Si creyera en los ángeles, diría que a veces bajan del cielo para caminar por una ciudad que se llama Palma pero también podría llamarse Berlín. Si creyera en los ángeles, diría que se cortan las alas para poner su cuerpo a tierra. Si creyera en los ángeles sabría que tú no existes y yo tampoco. Soy un borrador.

"Mírame, Occidente se muere, mi amor. Guerra y paz, derramada la sangre, los vinos se amargan". La tarareaba desde la mañana de Navidad, tras el paseo por parques vacíos, por plazas desiertas, por personas solitarias que se hacían compañía por un perro. ¡Qué solos estamos que solo tira de nosotros un can!

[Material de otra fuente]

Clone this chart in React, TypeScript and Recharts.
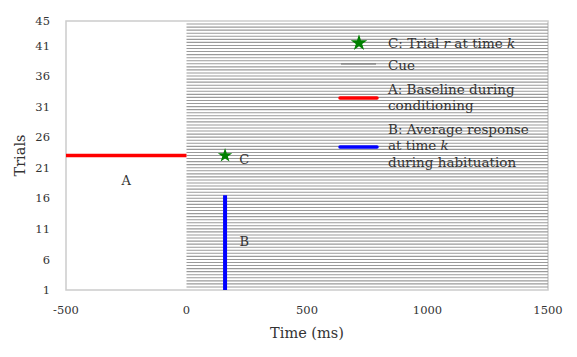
import React from 'react';
import {
  ComposedChart,
  XAxis,
  YAxis,
  Line,
  Scatter,
  ReferenceLine,
  ReferenceArea,
  ReferenceDot,
  Legend,
  Symbols,
} from 'recharts';

// axis ticks
const timeTicks = [-500, 0, 500, 1000, 1500];
const trialTicks = [1, 6, 11, 16, 21, 26, 31, 36, 41, 45];

// cue rows (one grey line per half trial), drawn from cue onset to end of window
const cueRows = [
  1.5, 2, 2.5, 3, 3.5, 4, 4.5, 5, 5.5, 6, 6.5, 7, 7.5, 8, 8.5, 9, 9.5, 10, 10.5, 11, 11.5,
  12, 12.5, 13, 13.5, 14, 14.5, 15, 15.5, 16, 16.5, 17, 17.5, 18, 18.5, 19, 19.5, 20, 20.5,
  21, 21.5, 22, 22.5, 23, 23.5, 24, 24.5, 25, 25.5, 26, 26.5, 27, 27.5, 28, 28.5, 29, 29.5,
  30, 30.5, 31, 31.5, 32, 32.5, 33, 33.5, 34, 34.5, 35, 35.5, 36, 36.5, 37, 37.5, 38, 38.5,
  39, 39.5, 40, 40.5, 41, 41.5, 42, 42.5, 43, 43.5, 44, 44.5,
];
const cueStart = 0;
const cueEnd = 1500;

// A: baseline during conditioning
const baselineTimes = [-500, 0];
const baselineTrials = [23, 23];

// B: average response at time k
const responseTimes = [160, 160];
const responseTrials = [1, 16.5];

// C: trial r at time k
const starTimes = [160];
const starTrials = [23];

// letter annotations
const annotations = ['A', 'B', 'C'];
const annotationTimes = [-250, 240, 240];
const annotationTrials = [19, 9, 22.4];

const baselineData = baselineTimes.map((t, i) => ({ t, y: baselineTrials[i] }));
const responseData = responseTimes.map((t, i) => ({ t, y: responseTrials[i] }));
const starData = starTimes.map((t, i) => ({ t, y: starTrials[i] }));

const FONT = '"DejaVu Serif", serif';
const TXT = '#333';
const LEG = 13.5;

const renderLegend = () => (
  <svg width={240} height={150} style={{ display: 'block', fontFamily: FONT }}>
    <Symbols cx={24} cy={13} type="star" size={85} fill="#008000" />
    <text x={53} y={18} fontSize={LEG} fill={TXT}>
      C: Trial <tspan fontStyle="italic">r</tspan> at time <tspan fontStyle="italic">k</tspan>
    </text>
    <line x1={6} x2={41} y1={34} y2={34} stroke="#666" strokeWidth={1} />
    <text x={53} y={40} fontSize={LEG} fill={TXT}>Cue</text>
    <line x1={5} x2={42} y1={68} y2={68} stroke="#ff0000" strokeWidth={3.5} strokeLinecap="round" />
    <text x={53} y={64} fontSize={LEG} fill={TXT}>A: Baseline during</text>
    <text x={53} y={80} fontSize={LEG} fill={TXT}>conditioning</text>
    <line x1={5} x2={42} y1={117} y2={117} stroke="#0000ff" strokeWidth={3.5} strokeLinecap="round" />
    <text x={53} y={104} fontSize={LEG} fill={TXT}>B: Average response</text>
    <text x={53} y={120} fontSize={LEG} fill={TXT}>
      at time <tspan fontStyle="italic">k</tspan>
    </text>
    <text x={53} y={137} fontSize={LEG} fill={TXT}>during habituation</text>
  </svg>
);

export default function App() {
  return (
    <div style={{ position: 'absolute', left: 0, top: 0, background: '#fff' }}>
      <ComposedChart
        width={577}
        height={357}
        margin={{ top: 21, right: 29, left: 0, bottom: 0 }}
        style={{ fontFamily: FONT }}
      >
        <XAxis
          dataKey="t"
          type="number"
          domain={[-500, 1500]}
          ticks={timeTicks}
          allowDataOverflow
          height={67}
          axisLine={false}
          tickLine={false}
          tickSize={0}
          tickMargin={16}
          tick={{ fontSize: 11.5, fill: TXT, fontFamily: FONT }}
          label={{ value: 'Time (ms)', position: 'insideBottom', offset: 19, fontSize: 14.5, fill: TXT, fontFamily: FONT }}
        />
        <YAxis
          dataKey="y"
          type="number"
          domain={[1, 45]}
          ticks={trialTicks}
          allowDataOverflow
          width={66}
          axisLine={false}
          tickLine={false}
          tickSize={0}
          tickMargin={16}
          tick={{ fontSize: 11.5, fill: TXT, fontFamily: FONT }}
          label={{
            value: 'Trials',
            angle: -90,
            position: 'insideLeft',
            offset: 20,
            fontSize: 14.5,
            fill: TXT,
            fontFamily: FONT,
            style: { textAnchor: 'middle' },
          }}
        />
        <ReferenceArea x1={-500} x2={1500} y1={1} y2={45} fill="none" stroke="#cccccc" strokeWidth={1.5} />
        {cueRows.map((r) => (
          <ReferenceLine
            key={r}
            segment={[
              { x: cueStart, y: r },
              { x: cueEnd, y: r },
            ]}
            stroke="#9a9a9a"
            strokeWidth={1.1}
          />
        ))}
        <Line
          data={baselineData}
          dataKey="y"
          stroke="#ff0000"
          strokeWidth={3.5}
          dot={false}
          isAnimationActive={false}
          legendType="none"
        />
        <Line
          data={responseData}
          dataKey="y"
          stroke="#0000ff"
          strokeWidth={4}
          dot={false}
          isAnimationActive={false}
          legendType="none"
        />
        <Scatter data={starData} dataKey="y" shape="star" fill="#008000" isAnimationActive={false} legendType="none" />
        {annotations.map((a, i) => (
          <ReferenceDot
            key={a}
            x={annotationTimes[i]}
            y={annotationTrials[i]}
            r={0}
            stroke="none"
            label={{ value: a, position: 'center', fontSize: 13, fill: TXT, fontFamily: FONT }}
          />
        ))}
        <Legend
          layout="vertical"
          align="center"
          verticalAlign="middle"
          content={renderLegend}
          wrapperStyle={{ top: 30, left: 335, width: 240 }}
        />
      </ComposedChart>
    </div>
  );
}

Suena el teléfono, parpadea en verde ese pesado con nombre de guasa, y a él le pesan los 21 gramos de un alma que sabe invento. Ni de Dios ni de nadie, ni tuya siquiera. Agustín García Calvo no tiene calle en esta ciudad del Mediterráneo, pero él estuvo aquí, con los de la fábrica Coromina, derribada para poner una gasolinera y porque los okupas no pagan con dinero. Muy cerca puede que salga de su extrañamiento Marcel Camus, ayudado por los niños que se columpiarán porque apenas poco más pueden hacer los Extranjeros que columpiarse en un trozo de tierra que llaman parque.

Mira por la ventana, y ahí sigue ese mar de blues, como sigue el edificio de Gesa, con pestañas marrones que se le iluminan a la puesta de sol. Ahí está sin que nadie prenda la mecha un palacio que es amasijo de vergüenza. Esto no es una inocentada. Nadie pasará a cuchillo a los inocentes porque no los hay. Esto no es cuento. Es la realidad, Un esbozo. "Mírame, Occidente se muere, mi amor".

Los veo a diario, aumentan como las gotas de agua cada mañana al abrir el primer ojo. No miran. No se distraen. Aprietan sus manos sobre el mango de una silla de ruedas, de un cochecito de bebé o de un carrito de la compra y, los más audaces, del carro del supermercado. Son solo sombras de si mismos. Hoy son ellos; mañana podremos ser nosotros, amor.

Cruzan puentes como el de Pont del Tren, sí ese que derribó una noche Mabel Cabrer; se quedan a las puertas de los comercios por si les cae una moneda.

No suelen quedarse a la puerta de los teatros porque allí no les cae ni un céntimo pero aquella noche le vi. Hacia frío. Iba envuelto en una trenka azul, vieja, apoyaba su cabeza sobre la fachada del Teatre Principal como si la auscultura, igual que un médico busca en los sonidos del pecho una alarma o un alivio.

Apenas se movía, hasta que alguien cantó a un "farolillo azul". Escuchó la voz de alguien: "Seguro que vamos a un buen lugar". Supo que La Búsqueda había tenido sentido. Era hora entonces de partir, de elevar sus alas, de regresar a un lugar donde palabras como Occidente, Palma son solo rastros en la niebla.